Hans Fallada’s book, Alone in Berlin, is a novel, written in the style of a page-turning thriller, but clearly based on a real-life story from those years. It depicts with an incisive scrutiny how difficult it was for Germans who were opposed to the Nazi regime to actively engage in any activity that opposed that regime. The book is not about the Holocaust and the fate of Jews in Germany. In fact only one old lady, Frau Rosenthal, who lives, and dies in her apartment building in Berlin represents the Jewish component of this period in Germany. And again, at a further juncture in the story, the reader is drawn into an argument between a young German couple over whether or not to hide a Jew in their apartment.
The heart of the book is the relentless pursuit by the Gestapo, the various law authorities, and the strong arm of the SS of any and every sign of civilian insubordination against the regime. A string of varied characters criss-cross the pages of the narrative, some disappearing prematurely into the Nazi net of terror and others peopling the pages of the book until the end. The reader becomes very familiar with all the occupants of one residential apartment block in Berlin. This one building presents a fascinating mosaic of the human landscape of the city and Frau Rosenthal mentioned above is alternately helped or hounded by her neighbors. We become well acquainted with the work halls and corridors of a large industrial carpentry shop with its attendant atmosphere of Nazi controls because the main protagonist of the novel, Otto Quangel lives in the apartment block described above and walks everyday to his job as shift manager and foreman in the factory.

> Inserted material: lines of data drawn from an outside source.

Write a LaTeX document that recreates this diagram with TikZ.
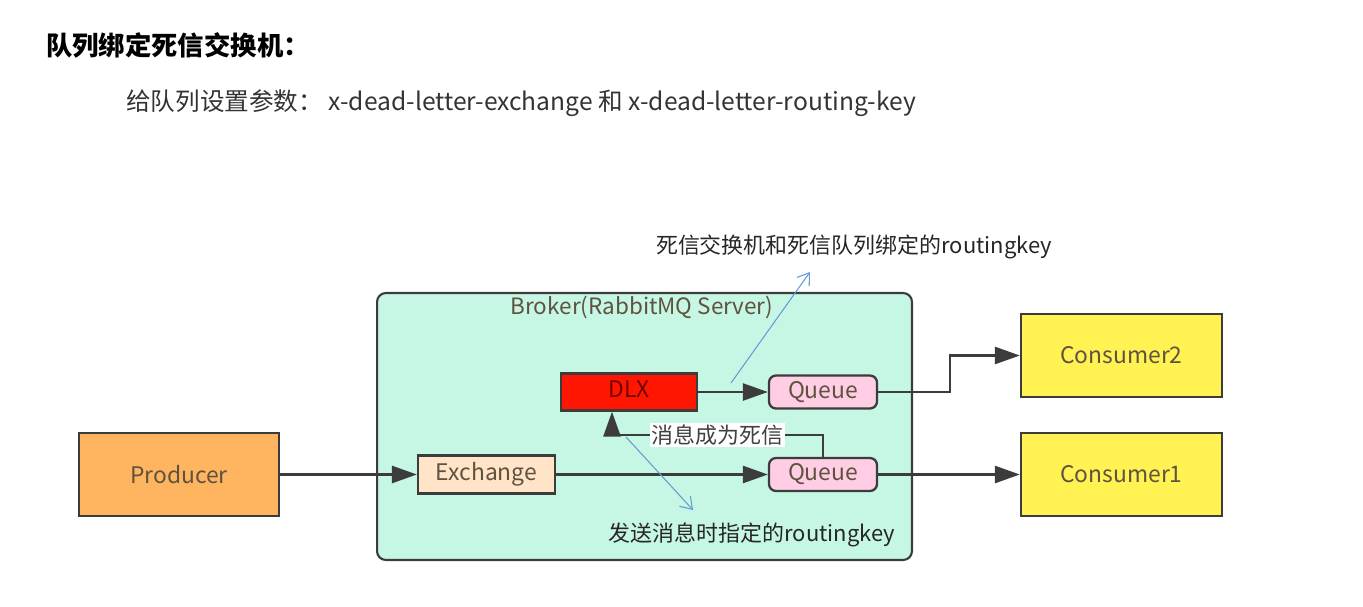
\documentclass[tikz,border=0pt]{standalone}
\usepackage{fontspec}
\setmainfont{Noto Sans CJK SC}
\usepackage{xcolor}
\usetikzlibrary{arrows.meta, positioning, calc}

\definecolor{MintBg}{RGB}{198,247,228}
\definecolor{ProdOrange}{RGB}{255,180,96}
\definecolor{ExchPeach}{RGB}{255,228,200}
\definecolor{DlxRed}{RGB}{255,22,0}
\definecolor{QueuePink}{RGB}{255,205,228}
\definecolor{ConsYellow}{RGB}{255,242,82}
\definecolor{EdgeGray}{RGB}{60,60,60}
\definecolor{TextBrown}{RGB}{95,82,62}
\definecolor{HintBlue}{RGB}{100,155,215}

\begin{document}
\begin{tikzpicture}[x=0.02cm, y=-0.02cm,
  box/.style={draw=EdgeGray, line width=1.3pt, inner sep=0pt,
              text=TextBrown, font=\fontsize{13}{15}\selectfont},
  flow/.style={draw=EdgeGray, line width=1.5pt,
               -{Triangle[length=0.5cm, width=0.34cm]}},
  hint/.style={draw=HintBlue, line width=0.6pt,
               -{Straight Barb[length=0.22cm, width=0.3cm]}},
  note/.style={font=\fontsize{12.5}{14}\selectfont, text=black!85}]

  \useasboundingbox (0,0) rectangle (1363,606);

  % heading
  \node[anchor=west, font=\fontsize{15}{18}\selectfont\bfseries] (title)
    at (40,45) {队列绑定死信交换机：};
  \node[anchor=west, font=\fontsize{14}{16}\selectfont, text=black!80] (params)
    at (120,103) {给队列设置参数：\ x-dead-letter-exchange 和 x-dead-letter-routing-key};

  % broker
  \node[draw=EdgeGray, fill=MintBg, line width=1.2pt, rounded corners=5pt,
        minimum width=10.7cm, minimum height=5.34cm] (broker) at (644.5,426.5) {};
  \node[text=TextBrown, font=\fontsize{12.8}{14}\selectfont] (brokerlbl)
    at (642,307) {Broker(RabbitMQ Server)};

  % nodes
  \node[box, fill=ProdOrange, minimum width=4cm, minimum height=1.66cm] (producer)
    at (179,474.5) {Producer};
  \node[box, fill=ExchPeach, minimum width=2.74cm, minimum height=0.76cm] (exchange)
    at (486.5,474.5) {\raisebox{2pt}{Exchange}};
  \node[box, fill=DlxRed, text=red!45!black, minimum width=2.72cm, minimum height=0.74cm] (dlx)
    at (629,392) {\raisebox{3pt}{DLX}};
  \node[box, fill=QueuePink, rounded corners=4pt, minimum width=2.16cm, minimum height=0.66cm] (queue2)
    at (823,392) {Queue};
  \node[box, fill=QueuePink, rounded corners=4pt, minimum width=2.16cm, minimum height=0.66cm] (queue1)
    at (823,474.5) {Queue};
  \node[box, fill=ConsYellow, minimum width=4.02cm, minimum height=1.66cm] (consumer2)
    at (1121.5,355.5) {Consumer2};
  \node[box, fill=ConsYellow, minimum width=4.02cm, minimum height=1.66cm] (consumer1)
    at (1121.5,474.5) {Consumer1};

  % routing
  \coordinate (bend2) at (950,392);
  \coordinate (deadturn) at (823,435);
  \draw[flow] (producer) -- (exchange);
  \draw[flow] (exchange) -- (queue1);
  \draw[flow] (dlx) -- (queue2);
  \draw[flow] (queue2.east) -- (bend2) |- (consumer2.west);
  \draw[flow] (queue1) -- (consumer1);
  \draw[flow] (queue1.north) -- (deadturn) -| ([xshift=-0.34cm]dlx.south)
    node[pos=0.25, fill=white, inner sep=1pt, text=black!75,
         font=\fontsize{12.5}{14}\selectfont] (deadlbl) {消息成为死信};

  % routing keys
  \node[note] (bindkey) at (854,247) {死信交换机和死信队列绑定的routingkey};
  \node[note] (sendkey) at (752,535) {发送消息时指定的routingkey};
  \coordinate (hintfrom1) at (731,383);
  \coordinate (hintto1) at (810,272);
  \coordinate (hintfrom2) at (626,437);
  \coordinate (hintto2) at (693,510);
  \draw[hint] (hintfrom1) -- (hintto1);
  \draw[hint] (hintfrom2) -- (hintto2);
\end{tikzpicture}
\end{document}
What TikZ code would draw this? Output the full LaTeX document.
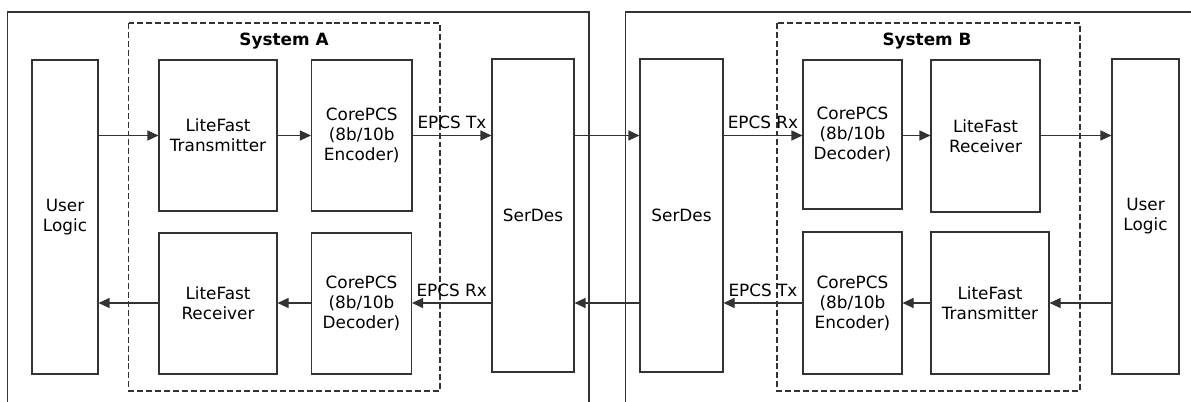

The characters Otto and Anna Quangel, his wife, are based on the real-life story of Otto and Elise Hampel, a couple living in Berlin who embarked on their private journey of active opposition to the regime by creating postcards with short messages of condemnation of the Nazis and dropping them off in visible places usually in the lobbies of Berlin buildings. The Hampels were caught, tried, and executed. Their mission showed both incredible bravery and total impracticality and besides some ruffled feathers in the Gestapo and the suicide of a failed SS investigator, their actions amounted to nought at the time.
However, Rudolf Ditzen, another Berliner active at the time, was unaware during the war that he was destined in fact to make the Hampels’ story known to the literary world in this book after the war. Ditzen took the name Hans Fallada as his publishing name and in a phenomenally short few weeks in 1947, he wrote Alone in Berlin, his novel version of the Hampel tragedy through his creation of the Quangels and all the other characters that people both sides of the human, moral, and political divide of Nazi Germany.
Fallada never lived to see the book published, dying prematurely of an overdose in the same year. His life with drugs, surviving pressures from the Nazi regime to create pro-Nazi propaganda and various difficult episodes in his private life all lend an additional tragic dimension to this book, produced by him as a paean to the bravery of the small people who attempted to resist the immorality and barbarity of the Nazi regime.
It is fitting that more than sixty years after the initial publication of his book in German, the name of Hans Fallada and the story of the Hampels have become available to English readers. Through Michael Hofmann’s translation in 2009, we have been granted access into the difficult lives of good people in Germany who weren’t cowered into submission by Joseph Goebbels and his like.